╭──

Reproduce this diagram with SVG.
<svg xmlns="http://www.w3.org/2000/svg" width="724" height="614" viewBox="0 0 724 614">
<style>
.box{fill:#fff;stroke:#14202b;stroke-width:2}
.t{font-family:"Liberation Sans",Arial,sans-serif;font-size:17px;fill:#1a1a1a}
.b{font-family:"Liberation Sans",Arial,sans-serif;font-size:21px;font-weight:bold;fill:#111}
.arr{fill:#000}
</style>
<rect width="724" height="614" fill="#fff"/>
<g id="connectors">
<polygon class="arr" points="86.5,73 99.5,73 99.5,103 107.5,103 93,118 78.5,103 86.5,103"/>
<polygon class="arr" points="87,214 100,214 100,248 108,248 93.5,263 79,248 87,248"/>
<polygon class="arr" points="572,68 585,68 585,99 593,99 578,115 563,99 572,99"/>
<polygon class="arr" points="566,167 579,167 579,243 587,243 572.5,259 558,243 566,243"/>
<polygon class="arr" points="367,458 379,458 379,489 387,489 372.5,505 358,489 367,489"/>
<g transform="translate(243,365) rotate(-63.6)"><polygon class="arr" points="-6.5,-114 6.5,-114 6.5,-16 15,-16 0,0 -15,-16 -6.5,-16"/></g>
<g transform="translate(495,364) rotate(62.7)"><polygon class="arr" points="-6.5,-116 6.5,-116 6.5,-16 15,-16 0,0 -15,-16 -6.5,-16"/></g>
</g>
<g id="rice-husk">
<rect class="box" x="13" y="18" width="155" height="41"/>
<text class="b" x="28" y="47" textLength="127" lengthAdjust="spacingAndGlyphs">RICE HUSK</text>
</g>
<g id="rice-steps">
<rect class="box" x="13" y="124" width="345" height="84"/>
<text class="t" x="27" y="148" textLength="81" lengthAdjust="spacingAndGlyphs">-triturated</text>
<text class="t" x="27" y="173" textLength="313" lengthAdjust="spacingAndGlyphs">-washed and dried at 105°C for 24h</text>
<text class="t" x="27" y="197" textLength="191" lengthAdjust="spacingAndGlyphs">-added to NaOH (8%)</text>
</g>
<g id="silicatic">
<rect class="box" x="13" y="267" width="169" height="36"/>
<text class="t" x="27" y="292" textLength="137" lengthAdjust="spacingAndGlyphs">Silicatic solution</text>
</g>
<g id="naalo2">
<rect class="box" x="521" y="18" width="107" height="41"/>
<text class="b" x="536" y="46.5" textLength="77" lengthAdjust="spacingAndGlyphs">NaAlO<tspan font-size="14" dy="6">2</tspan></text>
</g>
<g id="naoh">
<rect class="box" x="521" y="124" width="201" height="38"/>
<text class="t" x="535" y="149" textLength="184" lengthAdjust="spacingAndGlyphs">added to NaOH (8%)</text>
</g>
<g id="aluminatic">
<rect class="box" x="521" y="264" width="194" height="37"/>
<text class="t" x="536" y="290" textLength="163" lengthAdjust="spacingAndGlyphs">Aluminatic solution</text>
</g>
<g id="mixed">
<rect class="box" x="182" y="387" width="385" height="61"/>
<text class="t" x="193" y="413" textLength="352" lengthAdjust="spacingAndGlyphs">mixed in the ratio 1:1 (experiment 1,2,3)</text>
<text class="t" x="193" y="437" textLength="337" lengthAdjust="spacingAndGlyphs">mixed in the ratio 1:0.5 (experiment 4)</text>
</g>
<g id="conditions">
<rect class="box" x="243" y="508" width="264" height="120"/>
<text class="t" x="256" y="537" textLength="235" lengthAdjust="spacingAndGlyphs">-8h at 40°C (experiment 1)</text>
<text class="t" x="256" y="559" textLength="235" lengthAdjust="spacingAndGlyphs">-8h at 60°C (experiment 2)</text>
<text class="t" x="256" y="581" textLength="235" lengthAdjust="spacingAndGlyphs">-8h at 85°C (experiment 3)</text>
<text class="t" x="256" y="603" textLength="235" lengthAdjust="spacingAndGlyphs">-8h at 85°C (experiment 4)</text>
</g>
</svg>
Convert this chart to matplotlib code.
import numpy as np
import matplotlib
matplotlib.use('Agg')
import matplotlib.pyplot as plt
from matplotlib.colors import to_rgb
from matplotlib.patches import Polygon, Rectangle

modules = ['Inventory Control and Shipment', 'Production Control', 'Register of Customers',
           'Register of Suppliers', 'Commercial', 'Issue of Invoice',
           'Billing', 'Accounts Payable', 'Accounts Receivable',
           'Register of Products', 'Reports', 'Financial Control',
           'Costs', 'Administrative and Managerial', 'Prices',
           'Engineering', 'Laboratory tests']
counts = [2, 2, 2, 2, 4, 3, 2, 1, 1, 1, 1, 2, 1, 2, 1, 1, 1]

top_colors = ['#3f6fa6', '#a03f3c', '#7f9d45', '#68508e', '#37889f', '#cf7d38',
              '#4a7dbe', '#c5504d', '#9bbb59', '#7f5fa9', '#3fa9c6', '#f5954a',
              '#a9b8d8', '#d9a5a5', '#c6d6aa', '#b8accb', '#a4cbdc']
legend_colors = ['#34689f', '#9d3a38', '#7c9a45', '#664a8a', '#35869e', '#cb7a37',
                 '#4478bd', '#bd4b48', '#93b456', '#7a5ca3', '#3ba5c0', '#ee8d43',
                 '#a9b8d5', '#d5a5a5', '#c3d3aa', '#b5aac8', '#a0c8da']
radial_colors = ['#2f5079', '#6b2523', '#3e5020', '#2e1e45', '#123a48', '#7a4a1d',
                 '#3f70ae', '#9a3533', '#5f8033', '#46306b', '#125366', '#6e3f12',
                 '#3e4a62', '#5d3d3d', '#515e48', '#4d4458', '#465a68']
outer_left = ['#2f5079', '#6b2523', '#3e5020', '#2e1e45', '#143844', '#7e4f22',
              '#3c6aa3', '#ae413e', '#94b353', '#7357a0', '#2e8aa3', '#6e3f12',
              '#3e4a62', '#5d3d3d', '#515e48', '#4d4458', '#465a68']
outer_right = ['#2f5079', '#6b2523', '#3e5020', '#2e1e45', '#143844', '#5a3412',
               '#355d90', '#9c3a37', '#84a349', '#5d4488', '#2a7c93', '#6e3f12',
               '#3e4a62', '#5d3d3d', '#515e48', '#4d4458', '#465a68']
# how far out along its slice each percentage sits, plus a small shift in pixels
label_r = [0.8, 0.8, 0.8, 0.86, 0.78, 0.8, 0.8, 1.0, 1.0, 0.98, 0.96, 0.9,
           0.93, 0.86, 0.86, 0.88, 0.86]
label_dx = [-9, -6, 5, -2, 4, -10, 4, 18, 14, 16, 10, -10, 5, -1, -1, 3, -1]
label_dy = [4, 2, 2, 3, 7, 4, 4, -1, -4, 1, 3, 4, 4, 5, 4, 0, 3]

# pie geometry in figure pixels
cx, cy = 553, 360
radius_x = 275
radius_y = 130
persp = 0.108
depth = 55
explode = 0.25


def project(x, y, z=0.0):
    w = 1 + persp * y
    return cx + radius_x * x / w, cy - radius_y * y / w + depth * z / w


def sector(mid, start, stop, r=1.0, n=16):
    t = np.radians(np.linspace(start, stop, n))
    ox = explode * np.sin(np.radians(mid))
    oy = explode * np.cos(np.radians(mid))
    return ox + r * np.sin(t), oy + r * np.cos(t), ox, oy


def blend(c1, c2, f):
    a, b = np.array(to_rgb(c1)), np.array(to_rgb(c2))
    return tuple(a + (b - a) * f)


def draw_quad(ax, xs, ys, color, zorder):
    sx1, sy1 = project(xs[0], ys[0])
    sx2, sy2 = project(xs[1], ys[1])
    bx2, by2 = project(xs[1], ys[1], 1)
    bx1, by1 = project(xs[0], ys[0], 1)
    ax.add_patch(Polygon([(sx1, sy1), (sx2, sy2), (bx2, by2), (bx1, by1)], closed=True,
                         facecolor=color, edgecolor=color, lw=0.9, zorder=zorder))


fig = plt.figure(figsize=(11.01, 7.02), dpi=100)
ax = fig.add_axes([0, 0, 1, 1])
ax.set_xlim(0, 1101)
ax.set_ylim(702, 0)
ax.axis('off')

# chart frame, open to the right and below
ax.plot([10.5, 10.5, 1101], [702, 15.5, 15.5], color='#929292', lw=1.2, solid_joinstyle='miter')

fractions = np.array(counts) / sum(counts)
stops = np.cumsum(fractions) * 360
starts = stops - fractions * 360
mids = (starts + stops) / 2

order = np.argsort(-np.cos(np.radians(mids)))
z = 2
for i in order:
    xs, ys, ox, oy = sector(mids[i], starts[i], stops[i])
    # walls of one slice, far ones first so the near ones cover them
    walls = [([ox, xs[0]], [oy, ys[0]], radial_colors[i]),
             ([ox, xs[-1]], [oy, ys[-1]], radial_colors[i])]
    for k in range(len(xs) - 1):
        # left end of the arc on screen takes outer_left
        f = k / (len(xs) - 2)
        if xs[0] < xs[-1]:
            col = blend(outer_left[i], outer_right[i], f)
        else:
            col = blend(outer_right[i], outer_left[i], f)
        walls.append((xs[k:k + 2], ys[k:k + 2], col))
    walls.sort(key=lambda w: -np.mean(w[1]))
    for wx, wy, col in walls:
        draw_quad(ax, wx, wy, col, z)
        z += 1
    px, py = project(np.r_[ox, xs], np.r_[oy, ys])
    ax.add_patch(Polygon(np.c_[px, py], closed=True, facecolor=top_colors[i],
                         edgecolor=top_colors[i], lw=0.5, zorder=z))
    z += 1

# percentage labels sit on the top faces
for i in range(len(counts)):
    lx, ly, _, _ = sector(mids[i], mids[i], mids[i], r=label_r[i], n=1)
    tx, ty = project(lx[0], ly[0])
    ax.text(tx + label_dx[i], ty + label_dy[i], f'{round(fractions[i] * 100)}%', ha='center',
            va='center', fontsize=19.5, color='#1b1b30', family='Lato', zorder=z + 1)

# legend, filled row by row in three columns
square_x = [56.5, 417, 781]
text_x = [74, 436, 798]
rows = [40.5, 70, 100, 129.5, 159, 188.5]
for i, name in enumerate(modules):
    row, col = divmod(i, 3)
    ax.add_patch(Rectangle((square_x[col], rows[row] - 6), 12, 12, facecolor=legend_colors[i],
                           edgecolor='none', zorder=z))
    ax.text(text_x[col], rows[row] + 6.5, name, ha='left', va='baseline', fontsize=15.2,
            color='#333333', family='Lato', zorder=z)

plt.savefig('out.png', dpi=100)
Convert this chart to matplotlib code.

╰──

> Set exercise
Extract every line containing the string "matplotlib" from the material.

> The completed task
Convert this chart to matplotlib code.
import matplotlib
matplotlib.use('Agg')
import matplotlib.pyplot as plt
from matplotlib.colors import to_rgb
from matplotlib.patches import Polygon, Rectangle
Convert this chart to matplotlib code.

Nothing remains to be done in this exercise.